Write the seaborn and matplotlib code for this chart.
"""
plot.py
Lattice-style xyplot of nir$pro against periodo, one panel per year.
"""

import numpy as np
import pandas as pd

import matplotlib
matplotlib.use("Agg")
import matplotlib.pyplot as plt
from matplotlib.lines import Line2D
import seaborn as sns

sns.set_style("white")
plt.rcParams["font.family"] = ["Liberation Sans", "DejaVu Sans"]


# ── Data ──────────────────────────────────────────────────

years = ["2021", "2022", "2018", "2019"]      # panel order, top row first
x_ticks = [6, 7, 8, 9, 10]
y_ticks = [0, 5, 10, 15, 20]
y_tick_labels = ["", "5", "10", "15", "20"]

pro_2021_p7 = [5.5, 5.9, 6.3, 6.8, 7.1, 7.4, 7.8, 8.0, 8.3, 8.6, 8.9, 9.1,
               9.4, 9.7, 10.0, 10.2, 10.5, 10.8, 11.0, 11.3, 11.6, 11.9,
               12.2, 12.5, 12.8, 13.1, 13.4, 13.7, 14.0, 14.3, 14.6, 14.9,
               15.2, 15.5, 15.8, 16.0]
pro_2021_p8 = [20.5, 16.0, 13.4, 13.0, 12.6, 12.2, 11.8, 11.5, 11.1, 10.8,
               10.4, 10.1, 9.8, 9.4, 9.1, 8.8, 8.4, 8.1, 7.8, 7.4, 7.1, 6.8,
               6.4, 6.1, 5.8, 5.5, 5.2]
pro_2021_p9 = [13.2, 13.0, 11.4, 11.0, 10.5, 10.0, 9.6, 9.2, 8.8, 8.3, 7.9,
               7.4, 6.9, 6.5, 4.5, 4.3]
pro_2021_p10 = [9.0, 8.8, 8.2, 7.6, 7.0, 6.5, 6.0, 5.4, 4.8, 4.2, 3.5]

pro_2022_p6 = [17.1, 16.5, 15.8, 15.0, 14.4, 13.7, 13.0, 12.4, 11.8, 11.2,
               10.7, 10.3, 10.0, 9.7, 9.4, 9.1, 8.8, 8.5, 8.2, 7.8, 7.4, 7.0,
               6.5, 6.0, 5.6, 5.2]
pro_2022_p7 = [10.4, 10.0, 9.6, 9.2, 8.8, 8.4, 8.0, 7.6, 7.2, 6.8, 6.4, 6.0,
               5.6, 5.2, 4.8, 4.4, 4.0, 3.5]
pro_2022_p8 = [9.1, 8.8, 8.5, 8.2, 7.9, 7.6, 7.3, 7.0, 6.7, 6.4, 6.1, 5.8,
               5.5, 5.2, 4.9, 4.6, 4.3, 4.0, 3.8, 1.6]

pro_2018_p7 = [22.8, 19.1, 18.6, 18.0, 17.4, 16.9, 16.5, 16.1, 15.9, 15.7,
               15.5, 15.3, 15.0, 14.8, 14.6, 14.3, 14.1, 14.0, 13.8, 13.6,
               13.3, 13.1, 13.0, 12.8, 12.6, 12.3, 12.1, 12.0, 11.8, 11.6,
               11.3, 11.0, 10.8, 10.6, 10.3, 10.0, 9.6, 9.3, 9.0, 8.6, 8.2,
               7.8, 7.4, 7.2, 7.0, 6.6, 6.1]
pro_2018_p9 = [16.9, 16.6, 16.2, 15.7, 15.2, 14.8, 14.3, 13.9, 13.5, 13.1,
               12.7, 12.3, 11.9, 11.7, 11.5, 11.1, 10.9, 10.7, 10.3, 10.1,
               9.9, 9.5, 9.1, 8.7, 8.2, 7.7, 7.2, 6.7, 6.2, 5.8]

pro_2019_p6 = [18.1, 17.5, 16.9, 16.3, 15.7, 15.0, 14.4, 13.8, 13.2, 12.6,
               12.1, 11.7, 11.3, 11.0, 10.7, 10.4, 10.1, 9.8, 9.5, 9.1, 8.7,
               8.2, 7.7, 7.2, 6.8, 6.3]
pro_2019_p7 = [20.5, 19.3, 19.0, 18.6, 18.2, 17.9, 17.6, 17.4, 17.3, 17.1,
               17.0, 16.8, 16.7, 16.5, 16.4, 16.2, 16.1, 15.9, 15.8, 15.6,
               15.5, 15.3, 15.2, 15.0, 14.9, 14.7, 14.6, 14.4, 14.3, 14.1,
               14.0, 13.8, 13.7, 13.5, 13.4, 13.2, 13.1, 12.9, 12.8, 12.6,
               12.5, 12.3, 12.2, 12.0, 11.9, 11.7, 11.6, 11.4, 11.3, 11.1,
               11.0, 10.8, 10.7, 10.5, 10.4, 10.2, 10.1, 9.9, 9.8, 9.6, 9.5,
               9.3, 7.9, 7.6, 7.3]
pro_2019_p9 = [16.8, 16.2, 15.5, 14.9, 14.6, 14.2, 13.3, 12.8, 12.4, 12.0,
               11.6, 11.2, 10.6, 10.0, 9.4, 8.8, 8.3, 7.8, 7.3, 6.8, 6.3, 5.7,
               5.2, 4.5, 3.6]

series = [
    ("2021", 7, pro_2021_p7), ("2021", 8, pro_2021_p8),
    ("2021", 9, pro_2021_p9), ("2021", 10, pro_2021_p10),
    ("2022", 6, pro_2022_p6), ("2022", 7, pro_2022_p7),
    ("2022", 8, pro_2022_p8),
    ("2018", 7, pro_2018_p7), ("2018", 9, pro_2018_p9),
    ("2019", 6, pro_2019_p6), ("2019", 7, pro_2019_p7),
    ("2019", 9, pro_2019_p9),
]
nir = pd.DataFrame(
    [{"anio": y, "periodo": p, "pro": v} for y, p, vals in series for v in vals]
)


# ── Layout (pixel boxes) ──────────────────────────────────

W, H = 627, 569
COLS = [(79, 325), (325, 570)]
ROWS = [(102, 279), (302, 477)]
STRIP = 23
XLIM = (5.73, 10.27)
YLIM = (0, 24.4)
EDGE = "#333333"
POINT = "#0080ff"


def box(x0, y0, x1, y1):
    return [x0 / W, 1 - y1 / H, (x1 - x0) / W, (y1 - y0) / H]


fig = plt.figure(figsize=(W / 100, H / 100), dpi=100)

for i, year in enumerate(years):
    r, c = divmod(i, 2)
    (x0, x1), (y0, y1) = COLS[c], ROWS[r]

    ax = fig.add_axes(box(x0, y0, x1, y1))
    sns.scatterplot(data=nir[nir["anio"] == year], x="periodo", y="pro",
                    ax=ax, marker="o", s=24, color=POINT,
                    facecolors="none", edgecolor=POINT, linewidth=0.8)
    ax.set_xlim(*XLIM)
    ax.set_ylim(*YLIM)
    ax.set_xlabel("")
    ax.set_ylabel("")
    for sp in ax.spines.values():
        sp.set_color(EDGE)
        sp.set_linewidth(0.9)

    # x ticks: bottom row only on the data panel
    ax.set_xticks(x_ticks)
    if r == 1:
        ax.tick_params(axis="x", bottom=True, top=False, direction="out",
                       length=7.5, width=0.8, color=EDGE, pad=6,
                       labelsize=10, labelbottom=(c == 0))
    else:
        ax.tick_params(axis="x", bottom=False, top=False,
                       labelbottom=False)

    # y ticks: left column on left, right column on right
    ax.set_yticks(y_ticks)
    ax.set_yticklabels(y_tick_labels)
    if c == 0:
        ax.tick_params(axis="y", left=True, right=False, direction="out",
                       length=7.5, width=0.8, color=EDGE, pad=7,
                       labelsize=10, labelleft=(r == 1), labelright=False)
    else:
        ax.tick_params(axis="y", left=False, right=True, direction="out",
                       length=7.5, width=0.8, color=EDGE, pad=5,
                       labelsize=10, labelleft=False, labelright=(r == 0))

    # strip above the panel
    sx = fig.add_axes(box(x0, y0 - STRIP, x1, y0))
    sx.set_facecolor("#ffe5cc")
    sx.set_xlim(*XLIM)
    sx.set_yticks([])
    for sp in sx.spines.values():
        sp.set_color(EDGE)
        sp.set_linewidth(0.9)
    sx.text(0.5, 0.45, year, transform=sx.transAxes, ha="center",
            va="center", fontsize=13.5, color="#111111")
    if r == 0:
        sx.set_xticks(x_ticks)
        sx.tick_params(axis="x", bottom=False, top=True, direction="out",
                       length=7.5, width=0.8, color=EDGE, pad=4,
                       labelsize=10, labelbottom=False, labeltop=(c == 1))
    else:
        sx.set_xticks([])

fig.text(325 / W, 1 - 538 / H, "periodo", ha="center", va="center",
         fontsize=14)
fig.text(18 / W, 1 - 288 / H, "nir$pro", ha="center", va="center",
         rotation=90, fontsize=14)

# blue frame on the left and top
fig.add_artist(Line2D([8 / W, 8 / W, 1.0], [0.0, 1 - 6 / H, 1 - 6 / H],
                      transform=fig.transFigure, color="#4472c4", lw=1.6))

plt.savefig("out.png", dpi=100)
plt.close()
========================================================================
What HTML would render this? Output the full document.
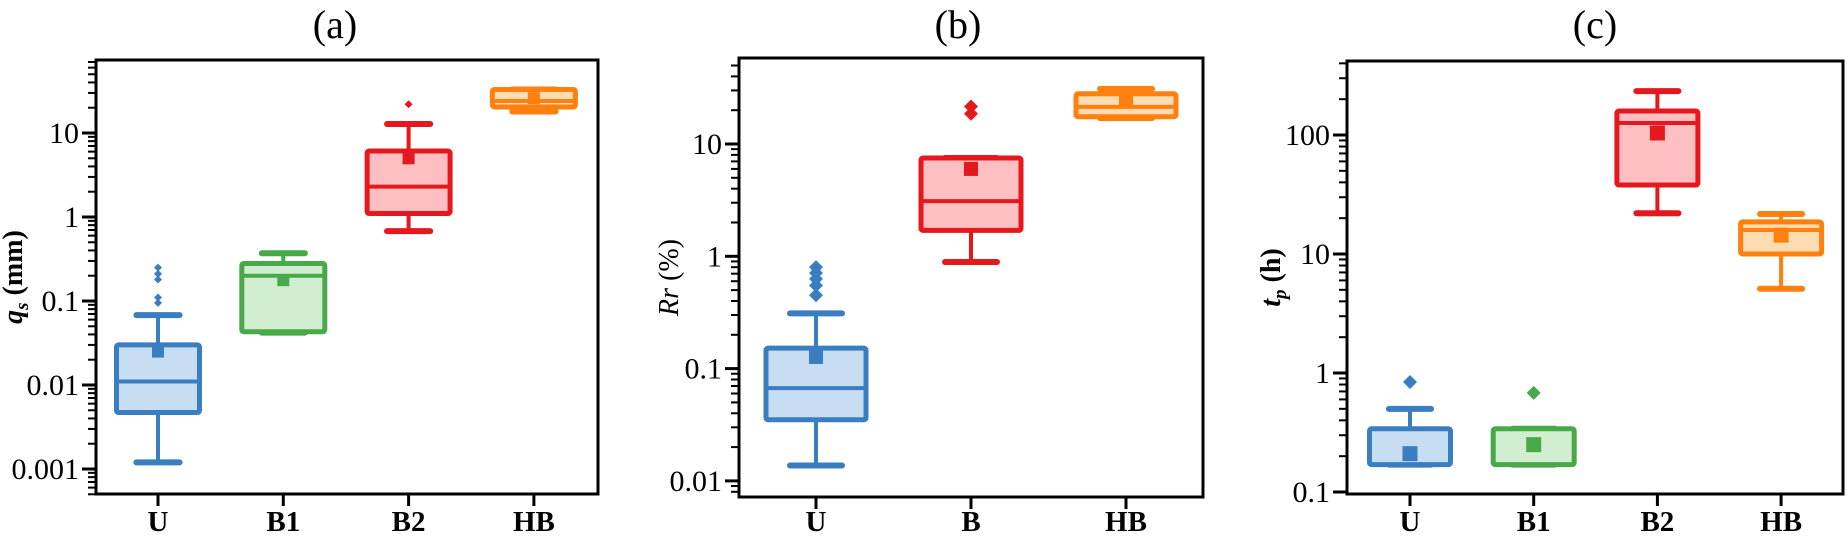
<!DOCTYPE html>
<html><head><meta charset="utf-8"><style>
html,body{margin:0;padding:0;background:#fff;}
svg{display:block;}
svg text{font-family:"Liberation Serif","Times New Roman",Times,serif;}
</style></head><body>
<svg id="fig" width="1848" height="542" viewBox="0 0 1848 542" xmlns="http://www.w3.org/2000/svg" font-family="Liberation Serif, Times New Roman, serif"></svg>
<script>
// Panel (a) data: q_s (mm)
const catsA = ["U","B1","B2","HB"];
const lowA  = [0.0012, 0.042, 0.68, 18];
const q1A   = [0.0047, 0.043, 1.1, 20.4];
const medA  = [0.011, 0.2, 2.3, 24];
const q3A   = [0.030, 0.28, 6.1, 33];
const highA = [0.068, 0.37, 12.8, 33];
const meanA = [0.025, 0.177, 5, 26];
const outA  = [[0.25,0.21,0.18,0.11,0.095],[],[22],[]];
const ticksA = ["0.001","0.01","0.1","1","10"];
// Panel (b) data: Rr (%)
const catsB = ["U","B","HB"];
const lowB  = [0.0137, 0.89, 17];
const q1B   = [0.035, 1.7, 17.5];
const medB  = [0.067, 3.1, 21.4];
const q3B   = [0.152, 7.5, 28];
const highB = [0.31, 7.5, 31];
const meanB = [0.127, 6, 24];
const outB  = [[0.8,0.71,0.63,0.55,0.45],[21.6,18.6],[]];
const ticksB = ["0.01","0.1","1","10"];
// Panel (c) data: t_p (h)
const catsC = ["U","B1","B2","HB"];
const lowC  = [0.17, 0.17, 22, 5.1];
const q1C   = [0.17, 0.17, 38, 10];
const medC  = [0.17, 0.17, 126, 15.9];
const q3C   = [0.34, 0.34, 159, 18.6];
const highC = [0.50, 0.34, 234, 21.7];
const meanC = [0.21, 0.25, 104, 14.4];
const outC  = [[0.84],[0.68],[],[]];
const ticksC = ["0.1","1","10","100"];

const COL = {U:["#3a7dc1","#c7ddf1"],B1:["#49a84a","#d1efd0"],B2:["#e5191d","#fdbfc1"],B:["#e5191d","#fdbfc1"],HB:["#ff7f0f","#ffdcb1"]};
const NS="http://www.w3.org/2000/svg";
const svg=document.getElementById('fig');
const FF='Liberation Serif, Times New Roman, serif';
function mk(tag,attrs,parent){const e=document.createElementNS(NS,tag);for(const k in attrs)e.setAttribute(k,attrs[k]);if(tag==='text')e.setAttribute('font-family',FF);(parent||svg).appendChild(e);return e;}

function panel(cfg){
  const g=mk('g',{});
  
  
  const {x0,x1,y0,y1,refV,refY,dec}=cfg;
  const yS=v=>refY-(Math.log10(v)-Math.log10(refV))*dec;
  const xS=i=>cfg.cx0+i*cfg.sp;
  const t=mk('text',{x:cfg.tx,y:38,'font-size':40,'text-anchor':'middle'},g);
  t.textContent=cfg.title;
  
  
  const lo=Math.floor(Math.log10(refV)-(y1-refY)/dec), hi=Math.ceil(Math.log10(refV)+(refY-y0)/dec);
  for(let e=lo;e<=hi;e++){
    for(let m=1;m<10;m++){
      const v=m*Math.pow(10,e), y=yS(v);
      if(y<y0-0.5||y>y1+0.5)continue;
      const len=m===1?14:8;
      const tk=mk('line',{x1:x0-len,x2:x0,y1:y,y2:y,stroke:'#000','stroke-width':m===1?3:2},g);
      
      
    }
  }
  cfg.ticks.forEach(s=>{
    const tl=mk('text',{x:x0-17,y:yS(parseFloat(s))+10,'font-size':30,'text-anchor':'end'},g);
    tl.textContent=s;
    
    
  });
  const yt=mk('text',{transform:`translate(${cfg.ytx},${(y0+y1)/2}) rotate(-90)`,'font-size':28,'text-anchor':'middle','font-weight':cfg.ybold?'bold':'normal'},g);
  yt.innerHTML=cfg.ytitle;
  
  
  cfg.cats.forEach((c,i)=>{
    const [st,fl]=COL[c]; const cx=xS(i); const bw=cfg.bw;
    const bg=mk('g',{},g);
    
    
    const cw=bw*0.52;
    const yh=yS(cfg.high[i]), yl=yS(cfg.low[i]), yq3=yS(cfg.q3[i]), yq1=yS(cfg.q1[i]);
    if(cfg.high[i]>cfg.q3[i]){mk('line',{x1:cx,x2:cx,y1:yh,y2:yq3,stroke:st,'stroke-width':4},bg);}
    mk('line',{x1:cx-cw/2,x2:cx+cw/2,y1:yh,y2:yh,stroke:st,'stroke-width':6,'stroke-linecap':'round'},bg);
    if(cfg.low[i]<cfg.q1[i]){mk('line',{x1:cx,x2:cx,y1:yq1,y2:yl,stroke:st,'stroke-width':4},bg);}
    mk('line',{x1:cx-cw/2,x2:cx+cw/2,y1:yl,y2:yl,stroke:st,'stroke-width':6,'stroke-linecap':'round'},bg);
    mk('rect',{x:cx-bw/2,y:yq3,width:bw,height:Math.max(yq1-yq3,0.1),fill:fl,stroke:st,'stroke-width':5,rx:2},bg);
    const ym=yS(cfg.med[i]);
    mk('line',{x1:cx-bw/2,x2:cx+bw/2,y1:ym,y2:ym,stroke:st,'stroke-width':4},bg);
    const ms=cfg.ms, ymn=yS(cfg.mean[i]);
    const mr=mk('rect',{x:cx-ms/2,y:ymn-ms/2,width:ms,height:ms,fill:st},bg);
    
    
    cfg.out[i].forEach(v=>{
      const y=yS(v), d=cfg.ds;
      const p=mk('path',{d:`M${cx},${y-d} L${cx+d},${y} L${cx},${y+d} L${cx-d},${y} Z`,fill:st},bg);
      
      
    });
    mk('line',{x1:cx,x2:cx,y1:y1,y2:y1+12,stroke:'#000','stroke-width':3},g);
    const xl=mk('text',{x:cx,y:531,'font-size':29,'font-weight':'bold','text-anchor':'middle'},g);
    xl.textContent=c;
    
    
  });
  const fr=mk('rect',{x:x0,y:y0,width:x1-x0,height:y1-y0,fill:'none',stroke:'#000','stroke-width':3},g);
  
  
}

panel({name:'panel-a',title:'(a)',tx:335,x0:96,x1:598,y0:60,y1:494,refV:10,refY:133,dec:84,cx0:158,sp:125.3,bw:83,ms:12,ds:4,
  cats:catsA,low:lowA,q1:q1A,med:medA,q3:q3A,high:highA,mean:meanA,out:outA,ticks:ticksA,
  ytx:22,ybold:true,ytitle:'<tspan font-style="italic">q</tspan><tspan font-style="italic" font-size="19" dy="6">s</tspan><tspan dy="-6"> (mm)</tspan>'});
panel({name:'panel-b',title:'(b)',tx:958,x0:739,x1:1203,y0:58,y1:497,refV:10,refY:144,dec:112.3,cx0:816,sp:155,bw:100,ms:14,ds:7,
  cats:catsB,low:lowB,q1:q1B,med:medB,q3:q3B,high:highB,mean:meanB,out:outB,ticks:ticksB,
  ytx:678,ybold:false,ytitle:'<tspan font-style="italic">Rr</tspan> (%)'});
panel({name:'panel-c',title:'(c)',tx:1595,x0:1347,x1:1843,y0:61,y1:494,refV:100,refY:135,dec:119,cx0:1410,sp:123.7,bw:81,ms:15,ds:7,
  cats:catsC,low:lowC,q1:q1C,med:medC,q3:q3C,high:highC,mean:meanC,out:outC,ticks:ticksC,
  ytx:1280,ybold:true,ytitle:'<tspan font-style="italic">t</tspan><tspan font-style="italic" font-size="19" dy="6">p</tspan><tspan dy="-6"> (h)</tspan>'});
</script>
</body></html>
========================================================================
(EXERCISE OBJECTIVE)
Give back exactly the stretch that opens on the line with "Write the seaborn" and closes on the line with "4.8, 4.2, 3.5]".

(RESPONSE)
Write the seaborn and matplotlib code for this chart.
"""
plot.py
Lattice-style xyplot of nir$pro against periodo, one panel per year.
"""

import numpy as np
import pandas as pd

import matplotlib
matplotlib.use("Agg")
import matplotlib.pyplot as plt
from matplotlib.lines import Line2D
import seaborn as sns

sns.set_style("white")
plt.rcParams["font.family"] = ["Liberation Sans", "DejaVu Sans"]


# ── Data ──────────────────────────────────────────────────

years = ["2021", "2022", "2018", "2019"]      # panel order, top row first
x_ticks = [6, 7, 8, 9, 10]
y_ticks = [0, 5, 10, 15, 20]
y_tick_labels = ["", "5", "10", "15", "20"]

pro_2021_p7 = [5.5, 5.9, 6.3, 6.8, 7.1, 7.4, 7.8, 8.0, 8.3, 8.6, 8.9, 9.1,
               9.4, 9.7, 10.0, 10.2, 10.5, 10.8, 11.0, 11.3, 11.6, 11.9,
               12.2, 12.5, 12.8, 13.1, 13.4, 13.7, 14.0, 14.3, 14.6, 14.9,
               15.2, 15.5, 15.8, 16.0]
pro_2021_p8 = [20.5, 16.0, 13.4, 13.0, 12.6, 12.2, 11.8, 11.5, 11.1, 10.8,
               10.4, 10.1, 9.8, 9.4, 9.1, 8.8, 8.4, 8.1, 7.8, 7.4, 7.1, 6.8,
               6.4, 6.1, 5.8, 5.5, 5.2]
pro_2021_p9 = [13.2, 13.0, 11.4, 11.0, 10.5, 10.0, 9.6, 9.2, 8.8, 8.3, 7.9,
               7.4, 6.9, 6.5, 4.5, 4.3]
pro_2021_p10 = [9.0, 8.8, 8.2, 7.6, 7.0, 6.5, 6.0, 5.4, 4.8, 4.2, 3.5]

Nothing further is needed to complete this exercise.